_What you are asked to do_. Examine the entries and show every line in which the word "full" is found.

[BEGIN Data]

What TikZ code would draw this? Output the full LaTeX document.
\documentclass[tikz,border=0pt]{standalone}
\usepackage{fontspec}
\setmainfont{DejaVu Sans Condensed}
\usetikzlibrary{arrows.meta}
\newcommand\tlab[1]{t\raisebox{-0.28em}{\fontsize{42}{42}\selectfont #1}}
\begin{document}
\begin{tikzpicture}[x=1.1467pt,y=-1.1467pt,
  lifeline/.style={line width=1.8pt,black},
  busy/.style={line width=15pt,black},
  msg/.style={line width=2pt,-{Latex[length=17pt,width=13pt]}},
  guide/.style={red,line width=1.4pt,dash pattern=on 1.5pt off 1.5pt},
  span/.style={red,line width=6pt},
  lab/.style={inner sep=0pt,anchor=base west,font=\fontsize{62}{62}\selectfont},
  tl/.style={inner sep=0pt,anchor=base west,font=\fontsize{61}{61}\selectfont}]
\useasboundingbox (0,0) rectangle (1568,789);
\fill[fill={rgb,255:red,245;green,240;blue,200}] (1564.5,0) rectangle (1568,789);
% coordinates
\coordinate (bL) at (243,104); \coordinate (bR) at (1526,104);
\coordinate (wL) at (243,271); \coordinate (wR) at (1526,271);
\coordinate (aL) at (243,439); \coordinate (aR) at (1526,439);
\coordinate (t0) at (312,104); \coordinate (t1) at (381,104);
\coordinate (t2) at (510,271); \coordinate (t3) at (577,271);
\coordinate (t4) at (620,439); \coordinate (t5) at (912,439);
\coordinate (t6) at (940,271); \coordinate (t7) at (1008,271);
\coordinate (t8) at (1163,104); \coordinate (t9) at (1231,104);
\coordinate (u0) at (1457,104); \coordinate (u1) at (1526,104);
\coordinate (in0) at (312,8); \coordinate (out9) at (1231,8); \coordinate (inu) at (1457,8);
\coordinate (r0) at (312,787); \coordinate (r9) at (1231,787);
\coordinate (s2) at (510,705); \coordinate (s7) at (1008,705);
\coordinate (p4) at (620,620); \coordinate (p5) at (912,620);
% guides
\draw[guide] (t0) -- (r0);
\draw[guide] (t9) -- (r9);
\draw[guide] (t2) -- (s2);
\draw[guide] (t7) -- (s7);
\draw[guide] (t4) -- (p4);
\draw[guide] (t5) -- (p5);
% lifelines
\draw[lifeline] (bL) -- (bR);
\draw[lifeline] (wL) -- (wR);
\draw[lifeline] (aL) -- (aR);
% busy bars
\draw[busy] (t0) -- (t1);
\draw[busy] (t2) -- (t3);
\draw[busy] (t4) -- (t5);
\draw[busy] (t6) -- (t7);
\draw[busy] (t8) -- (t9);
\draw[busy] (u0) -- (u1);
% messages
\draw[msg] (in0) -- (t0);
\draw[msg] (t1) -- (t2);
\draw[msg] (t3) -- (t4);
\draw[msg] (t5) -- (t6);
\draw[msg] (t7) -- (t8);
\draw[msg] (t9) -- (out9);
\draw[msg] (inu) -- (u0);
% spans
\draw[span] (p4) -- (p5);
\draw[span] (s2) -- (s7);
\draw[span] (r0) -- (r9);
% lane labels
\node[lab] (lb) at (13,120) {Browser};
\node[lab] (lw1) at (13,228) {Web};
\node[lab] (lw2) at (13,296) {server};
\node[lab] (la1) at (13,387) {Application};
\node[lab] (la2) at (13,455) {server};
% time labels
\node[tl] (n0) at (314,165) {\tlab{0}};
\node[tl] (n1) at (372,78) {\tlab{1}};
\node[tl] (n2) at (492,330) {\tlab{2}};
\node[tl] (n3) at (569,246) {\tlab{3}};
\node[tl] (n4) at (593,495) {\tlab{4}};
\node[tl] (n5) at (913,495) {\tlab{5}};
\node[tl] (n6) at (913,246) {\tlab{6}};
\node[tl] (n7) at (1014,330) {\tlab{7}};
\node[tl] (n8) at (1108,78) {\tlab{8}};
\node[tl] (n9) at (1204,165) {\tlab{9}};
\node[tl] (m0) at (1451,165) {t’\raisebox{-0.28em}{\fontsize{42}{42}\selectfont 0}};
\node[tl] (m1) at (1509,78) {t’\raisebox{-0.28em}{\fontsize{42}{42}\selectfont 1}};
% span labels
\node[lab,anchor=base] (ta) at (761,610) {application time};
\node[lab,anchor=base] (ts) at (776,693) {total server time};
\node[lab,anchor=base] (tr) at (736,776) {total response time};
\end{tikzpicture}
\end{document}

[END Data]
[BEGIN Data]

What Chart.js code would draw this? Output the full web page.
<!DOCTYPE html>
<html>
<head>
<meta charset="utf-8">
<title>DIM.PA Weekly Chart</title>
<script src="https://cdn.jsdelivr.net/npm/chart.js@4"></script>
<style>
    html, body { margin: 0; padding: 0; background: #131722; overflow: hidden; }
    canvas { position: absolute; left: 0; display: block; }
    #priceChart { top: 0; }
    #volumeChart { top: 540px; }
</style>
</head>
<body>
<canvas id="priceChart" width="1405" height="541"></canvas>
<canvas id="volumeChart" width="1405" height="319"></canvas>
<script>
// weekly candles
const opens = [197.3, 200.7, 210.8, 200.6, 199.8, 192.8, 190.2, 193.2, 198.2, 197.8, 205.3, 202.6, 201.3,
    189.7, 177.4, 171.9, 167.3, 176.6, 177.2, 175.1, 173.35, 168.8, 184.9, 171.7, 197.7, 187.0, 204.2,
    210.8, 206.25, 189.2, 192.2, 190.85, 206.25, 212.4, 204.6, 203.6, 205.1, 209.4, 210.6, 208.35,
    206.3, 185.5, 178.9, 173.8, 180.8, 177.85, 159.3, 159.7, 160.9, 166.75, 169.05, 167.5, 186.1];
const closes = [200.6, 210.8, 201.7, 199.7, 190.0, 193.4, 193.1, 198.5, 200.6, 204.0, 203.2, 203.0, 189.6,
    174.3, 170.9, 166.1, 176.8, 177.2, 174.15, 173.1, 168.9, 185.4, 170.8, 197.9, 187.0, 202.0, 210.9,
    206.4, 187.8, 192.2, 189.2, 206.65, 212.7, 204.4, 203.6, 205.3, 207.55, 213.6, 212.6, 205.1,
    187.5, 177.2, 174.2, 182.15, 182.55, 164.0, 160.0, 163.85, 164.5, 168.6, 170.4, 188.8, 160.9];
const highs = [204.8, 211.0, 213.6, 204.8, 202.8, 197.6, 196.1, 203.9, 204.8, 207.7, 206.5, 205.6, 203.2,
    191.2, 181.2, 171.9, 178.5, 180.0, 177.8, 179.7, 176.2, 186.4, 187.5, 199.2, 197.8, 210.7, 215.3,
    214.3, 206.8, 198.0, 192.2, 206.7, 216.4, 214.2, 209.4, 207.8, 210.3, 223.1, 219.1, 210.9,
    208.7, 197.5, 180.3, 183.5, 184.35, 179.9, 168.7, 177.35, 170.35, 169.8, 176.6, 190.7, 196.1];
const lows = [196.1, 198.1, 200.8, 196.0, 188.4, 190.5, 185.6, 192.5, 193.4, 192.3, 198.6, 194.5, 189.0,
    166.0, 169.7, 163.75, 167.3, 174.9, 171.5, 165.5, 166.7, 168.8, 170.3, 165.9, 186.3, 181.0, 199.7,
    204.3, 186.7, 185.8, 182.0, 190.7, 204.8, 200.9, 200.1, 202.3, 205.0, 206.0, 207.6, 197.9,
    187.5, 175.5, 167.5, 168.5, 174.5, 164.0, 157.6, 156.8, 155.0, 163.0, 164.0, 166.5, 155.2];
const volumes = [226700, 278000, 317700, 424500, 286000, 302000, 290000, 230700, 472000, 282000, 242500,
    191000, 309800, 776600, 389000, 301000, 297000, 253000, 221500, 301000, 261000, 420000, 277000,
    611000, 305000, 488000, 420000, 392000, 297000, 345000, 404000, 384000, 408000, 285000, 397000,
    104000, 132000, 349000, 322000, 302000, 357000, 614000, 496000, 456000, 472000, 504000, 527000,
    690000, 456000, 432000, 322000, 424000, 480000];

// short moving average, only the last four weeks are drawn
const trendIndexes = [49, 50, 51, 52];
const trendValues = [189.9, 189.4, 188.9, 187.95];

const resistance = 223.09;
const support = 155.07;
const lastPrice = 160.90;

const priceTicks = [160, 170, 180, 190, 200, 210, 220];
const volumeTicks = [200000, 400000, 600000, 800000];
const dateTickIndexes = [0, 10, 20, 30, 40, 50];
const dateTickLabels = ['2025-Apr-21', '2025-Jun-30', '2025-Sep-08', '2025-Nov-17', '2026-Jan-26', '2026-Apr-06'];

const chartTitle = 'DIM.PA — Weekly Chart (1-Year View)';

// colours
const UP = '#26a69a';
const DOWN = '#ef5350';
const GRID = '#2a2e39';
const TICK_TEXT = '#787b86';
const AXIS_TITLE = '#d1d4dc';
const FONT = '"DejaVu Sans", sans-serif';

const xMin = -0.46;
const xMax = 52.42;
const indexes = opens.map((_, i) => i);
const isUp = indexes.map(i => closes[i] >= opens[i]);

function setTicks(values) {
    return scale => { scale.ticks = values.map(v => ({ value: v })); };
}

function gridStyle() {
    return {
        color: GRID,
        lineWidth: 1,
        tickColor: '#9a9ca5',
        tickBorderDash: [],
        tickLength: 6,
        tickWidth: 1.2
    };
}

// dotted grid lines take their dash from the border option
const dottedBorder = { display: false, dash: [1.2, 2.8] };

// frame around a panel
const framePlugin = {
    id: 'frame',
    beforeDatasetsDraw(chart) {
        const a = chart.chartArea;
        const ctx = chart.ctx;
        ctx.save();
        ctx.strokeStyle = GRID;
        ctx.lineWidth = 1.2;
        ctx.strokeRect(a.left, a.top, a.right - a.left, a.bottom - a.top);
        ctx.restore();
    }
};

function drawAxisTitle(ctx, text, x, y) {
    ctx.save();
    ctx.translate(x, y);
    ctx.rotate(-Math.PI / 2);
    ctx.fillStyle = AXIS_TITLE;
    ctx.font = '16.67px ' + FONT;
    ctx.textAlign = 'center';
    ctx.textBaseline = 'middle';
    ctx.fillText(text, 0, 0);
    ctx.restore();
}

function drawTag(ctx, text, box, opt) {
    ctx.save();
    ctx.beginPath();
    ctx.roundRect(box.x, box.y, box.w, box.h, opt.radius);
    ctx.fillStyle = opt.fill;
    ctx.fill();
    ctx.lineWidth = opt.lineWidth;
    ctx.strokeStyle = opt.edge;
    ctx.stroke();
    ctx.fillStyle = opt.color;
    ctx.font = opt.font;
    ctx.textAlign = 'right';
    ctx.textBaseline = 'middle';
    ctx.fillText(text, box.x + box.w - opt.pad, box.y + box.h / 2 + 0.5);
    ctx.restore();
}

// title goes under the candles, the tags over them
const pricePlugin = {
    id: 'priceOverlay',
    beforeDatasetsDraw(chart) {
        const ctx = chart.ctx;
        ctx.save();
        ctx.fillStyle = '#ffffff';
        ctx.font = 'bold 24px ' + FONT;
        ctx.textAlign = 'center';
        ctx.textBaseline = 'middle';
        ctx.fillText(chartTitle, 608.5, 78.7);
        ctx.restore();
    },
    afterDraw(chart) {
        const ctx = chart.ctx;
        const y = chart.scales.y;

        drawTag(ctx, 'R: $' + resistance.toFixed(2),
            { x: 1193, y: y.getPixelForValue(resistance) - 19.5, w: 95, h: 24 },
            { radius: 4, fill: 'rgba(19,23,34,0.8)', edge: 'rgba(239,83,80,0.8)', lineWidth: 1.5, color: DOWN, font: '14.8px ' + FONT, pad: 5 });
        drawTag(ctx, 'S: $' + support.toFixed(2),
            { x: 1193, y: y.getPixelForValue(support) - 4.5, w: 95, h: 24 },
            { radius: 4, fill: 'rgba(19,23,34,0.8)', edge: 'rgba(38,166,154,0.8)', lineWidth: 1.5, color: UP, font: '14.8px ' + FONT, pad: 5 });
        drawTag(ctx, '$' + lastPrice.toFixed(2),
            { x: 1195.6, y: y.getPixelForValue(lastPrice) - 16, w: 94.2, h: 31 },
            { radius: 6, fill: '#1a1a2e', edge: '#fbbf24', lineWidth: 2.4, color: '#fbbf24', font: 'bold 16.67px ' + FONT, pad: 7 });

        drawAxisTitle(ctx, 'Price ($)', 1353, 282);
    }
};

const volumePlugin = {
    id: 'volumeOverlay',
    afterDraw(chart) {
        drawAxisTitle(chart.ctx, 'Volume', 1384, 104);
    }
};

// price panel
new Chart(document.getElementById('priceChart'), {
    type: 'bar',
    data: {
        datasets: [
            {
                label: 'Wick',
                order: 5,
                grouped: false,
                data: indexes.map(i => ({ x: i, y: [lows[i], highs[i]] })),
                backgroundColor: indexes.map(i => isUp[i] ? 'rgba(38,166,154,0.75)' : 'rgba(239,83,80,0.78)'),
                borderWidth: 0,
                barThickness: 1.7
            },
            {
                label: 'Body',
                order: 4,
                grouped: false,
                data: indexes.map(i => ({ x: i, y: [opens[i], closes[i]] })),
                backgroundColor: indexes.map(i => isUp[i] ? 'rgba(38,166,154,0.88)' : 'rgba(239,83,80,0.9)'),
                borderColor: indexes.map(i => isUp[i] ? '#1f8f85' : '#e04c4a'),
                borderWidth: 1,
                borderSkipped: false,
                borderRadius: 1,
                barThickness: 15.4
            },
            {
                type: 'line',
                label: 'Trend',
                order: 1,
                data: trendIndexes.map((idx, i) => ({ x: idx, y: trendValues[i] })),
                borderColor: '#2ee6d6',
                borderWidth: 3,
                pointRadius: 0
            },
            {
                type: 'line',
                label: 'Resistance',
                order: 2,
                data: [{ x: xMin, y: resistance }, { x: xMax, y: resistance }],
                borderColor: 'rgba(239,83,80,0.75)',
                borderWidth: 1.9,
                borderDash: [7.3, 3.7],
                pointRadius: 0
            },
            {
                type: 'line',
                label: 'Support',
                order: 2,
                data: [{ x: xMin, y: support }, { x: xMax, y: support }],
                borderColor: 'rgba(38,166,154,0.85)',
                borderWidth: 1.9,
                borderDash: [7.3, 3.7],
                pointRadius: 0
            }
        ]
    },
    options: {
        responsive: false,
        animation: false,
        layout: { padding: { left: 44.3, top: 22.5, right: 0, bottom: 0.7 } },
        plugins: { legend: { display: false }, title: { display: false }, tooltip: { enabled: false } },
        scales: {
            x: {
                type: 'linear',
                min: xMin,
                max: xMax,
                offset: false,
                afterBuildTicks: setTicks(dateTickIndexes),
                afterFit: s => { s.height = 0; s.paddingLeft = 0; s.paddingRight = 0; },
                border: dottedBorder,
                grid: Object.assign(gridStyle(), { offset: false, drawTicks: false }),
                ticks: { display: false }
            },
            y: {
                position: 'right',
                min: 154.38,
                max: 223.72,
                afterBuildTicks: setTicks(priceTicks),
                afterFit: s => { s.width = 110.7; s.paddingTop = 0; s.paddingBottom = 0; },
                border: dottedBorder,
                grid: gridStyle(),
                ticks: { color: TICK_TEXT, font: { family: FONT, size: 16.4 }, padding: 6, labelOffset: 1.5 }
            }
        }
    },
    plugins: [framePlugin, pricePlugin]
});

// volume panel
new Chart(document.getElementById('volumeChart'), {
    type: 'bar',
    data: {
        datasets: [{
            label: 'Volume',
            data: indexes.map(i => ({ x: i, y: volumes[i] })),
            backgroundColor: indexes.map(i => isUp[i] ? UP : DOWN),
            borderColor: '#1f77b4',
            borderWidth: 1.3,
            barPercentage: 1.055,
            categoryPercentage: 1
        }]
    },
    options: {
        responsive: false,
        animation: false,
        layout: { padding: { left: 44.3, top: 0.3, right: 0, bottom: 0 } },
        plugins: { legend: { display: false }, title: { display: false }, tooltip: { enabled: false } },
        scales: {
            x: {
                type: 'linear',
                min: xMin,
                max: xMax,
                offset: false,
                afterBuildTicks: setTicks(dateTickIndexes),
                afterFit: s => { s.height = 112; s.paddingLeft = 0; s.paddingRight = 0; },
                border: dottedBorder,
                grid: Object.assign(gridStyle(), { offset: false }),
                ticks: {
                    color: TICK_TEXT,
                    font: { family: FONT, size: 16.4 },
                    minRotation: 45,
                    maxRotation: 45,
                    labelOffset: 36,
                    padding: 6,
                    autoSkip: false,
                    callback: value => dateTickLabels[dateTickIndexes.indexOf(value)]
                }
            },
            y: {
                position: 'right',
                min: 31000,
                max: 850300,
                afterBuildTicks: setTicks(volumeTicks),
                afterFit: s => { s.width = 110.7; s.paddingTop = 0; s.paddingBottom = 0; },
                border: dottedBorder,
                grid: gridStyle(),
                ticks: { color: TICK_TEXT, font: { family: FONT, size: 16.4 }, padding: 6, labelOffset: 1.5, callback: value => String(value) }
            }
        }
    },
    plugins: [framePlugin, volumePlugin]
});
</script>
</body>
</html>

[END Data]
[BEGIN Data]

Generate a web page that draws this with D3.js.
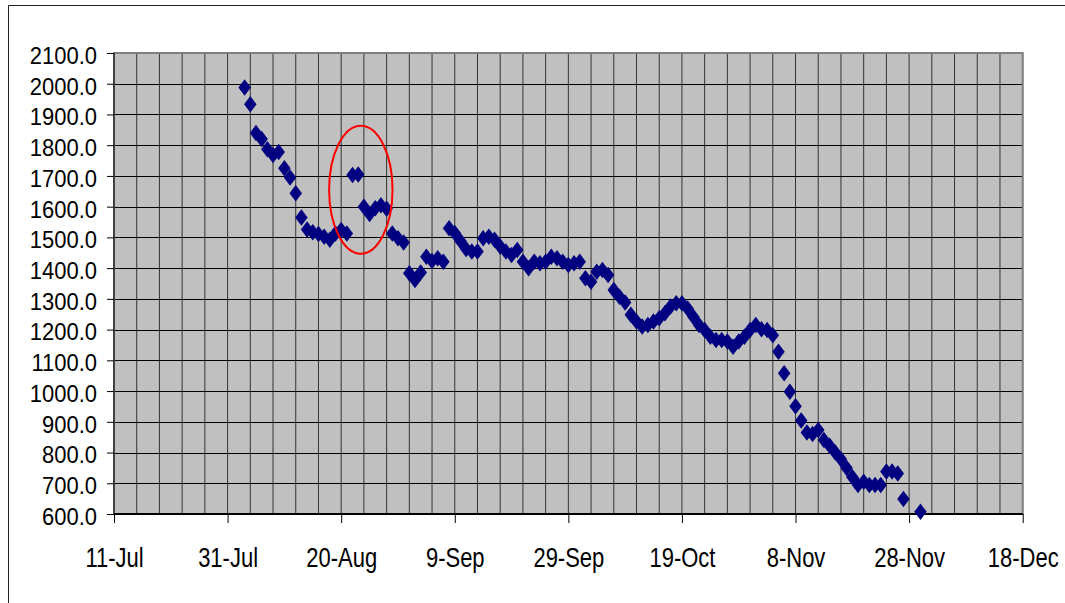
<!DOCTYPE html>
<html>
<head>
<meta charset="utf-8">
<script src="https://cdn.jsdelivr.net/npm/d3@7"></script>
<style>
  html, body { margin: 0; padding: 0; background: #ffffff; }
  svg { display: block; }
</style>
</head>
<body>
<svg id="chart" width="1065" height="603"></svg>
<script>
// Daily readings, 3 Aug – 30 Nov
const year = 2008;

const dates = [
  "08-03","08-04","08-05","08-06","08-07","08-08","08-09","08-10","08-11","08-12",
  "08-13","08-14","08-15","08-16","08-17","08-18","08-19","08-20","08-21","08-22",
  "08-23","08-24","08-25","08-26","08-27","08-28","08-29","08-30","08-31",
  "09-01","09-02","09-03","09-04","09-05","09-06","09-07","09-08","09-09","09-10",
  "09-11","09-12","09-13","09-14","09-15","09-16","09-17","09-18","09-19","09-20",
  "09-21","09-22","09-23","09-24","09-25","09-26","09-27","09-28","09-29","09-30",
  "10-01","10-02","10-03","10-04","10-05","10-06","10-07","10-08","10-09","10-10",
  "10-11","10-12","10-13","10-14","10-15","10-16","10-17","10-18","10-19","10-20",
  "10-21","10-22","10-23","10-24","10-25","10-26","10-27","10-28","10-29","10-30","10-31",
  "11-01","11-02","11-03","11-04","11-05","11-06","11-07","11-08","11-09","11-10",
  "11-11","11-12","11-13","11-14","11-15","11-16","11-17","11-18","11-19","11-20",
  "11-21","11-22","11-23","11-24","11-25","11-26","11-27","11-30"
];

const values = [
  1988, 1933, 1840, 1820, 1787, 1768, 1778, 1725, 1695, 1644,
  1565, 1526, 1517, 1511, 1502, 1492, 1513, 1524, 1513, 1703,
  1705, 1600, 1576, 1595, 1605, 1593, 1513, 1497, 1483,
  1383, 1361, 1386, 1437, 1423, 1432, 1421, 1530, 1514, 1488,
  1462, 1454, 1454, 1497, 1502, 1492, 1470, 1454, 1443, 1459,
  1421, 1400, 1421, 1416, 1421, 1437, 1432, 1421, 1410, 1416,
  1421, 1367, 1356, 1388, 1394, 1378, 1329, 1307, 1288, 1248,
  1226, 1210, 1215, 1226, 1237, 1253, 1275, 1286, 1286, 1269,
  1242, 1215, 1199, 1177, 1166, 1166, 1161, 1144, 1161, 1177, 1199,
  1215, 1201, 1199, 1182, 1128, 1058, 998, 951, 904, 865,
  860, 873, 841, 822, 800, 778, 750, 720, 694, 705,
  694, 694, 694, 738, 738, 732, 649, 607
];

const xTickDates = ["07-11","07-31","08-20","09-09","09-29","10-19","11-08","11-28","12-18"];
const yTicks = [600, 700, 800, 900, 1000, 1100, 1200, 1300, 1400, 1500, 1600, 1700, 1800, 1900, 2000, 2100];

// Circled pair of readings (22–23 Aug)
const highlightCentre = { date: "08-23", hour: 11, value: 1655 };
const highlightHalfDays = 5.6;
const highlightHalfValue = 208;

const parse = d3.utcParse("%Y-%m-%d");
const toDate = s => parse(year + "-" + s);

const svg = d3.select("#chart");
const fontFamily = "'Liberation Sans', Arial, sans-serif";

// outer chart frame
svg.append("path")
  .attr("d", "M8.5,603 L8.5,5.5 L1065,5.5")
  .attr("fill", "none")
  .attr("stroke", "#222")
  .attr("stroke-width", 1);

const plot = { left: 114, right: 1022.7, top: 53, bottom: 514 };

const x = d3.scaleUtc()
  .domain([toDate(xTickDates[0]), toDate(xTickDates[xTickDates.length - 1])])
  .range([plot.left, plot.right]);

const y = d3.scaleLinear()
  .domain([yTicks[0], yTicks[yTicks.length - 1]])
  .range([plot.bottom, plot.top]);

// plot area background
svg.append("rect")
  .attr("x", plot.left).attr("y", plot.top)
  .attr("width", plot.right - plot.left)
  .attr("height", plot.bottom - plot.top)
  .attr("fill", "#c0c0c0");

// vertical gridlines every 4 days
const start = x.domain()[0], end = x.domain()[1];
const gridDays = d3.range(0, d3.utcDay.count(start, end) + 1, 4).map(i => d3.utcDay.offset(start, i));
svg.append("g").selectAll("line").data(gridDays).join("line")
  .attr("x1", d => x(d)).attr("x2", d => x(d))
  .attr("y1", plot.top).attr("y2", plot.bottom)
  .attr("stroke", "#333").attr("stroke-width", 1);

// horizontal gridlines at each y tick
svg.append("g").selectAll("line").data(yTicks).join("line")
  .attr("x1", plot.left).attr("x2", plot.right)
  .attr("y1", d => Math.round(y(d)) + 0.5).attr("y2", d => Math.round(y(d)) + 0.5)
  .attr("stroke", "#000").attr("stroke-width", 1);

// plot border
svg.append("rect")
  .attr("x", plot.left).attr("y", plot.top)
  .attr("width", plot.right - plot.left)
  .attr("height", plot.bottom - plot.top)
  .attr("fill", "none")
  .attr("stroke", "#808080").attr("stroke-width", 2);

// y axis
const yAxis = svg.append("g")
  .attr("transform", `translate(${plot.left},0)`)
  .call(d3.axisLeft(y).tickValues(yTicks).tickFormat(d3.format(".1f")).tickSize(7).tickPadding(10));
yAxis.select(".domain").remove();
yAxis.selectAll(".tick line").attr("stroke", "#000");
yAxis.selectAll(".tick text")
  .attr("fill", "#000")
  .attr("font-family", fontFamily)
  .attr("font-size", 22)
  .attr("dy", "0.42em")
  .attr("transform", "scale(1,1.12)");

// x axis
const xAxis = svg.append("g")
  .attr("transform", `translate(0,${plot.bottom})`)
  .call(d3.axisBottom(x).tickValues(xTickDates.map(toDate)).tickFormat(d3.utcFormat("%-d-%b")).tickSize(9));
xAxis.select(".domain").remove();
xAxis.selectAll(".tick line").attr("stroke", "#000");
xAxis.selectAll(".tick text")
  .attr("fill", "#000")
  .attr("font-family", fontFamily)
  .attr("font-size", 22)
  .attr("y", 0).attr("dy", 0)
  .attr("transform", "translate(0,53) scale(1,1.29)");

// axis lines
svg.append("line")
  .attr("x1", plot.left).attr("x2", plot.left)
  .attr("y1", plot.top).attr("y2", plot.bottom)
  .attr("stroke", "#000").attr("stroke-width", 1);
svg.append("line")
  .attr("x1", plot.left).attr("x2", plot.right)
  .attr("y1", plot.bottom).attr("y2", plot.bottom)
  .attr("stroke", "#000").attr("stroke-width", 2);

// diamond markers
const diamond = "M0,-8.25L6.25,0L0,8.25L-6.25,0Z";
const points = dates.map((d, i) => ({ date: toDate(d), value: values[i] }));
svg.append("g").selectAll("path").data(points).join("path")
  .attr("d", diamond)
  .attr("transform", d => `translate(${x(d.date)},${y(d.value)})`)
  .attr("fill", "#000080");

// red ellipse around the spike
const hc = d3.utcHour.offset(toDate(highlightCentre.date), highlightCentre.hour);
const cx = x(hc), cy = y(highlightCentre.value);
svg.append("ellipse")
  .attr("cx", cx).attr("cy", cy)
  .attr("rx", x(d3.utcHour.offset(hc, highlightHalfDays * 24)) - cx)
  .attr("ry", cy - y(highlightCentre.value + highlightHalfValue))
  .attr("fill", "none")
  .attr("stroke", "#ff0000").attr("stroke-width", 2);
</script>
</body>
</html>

[END Data]

_Task answer_.
What TikZ code would draw this? Output the full LaTeX document.
What Chart.js code would draw this? Output the full web page.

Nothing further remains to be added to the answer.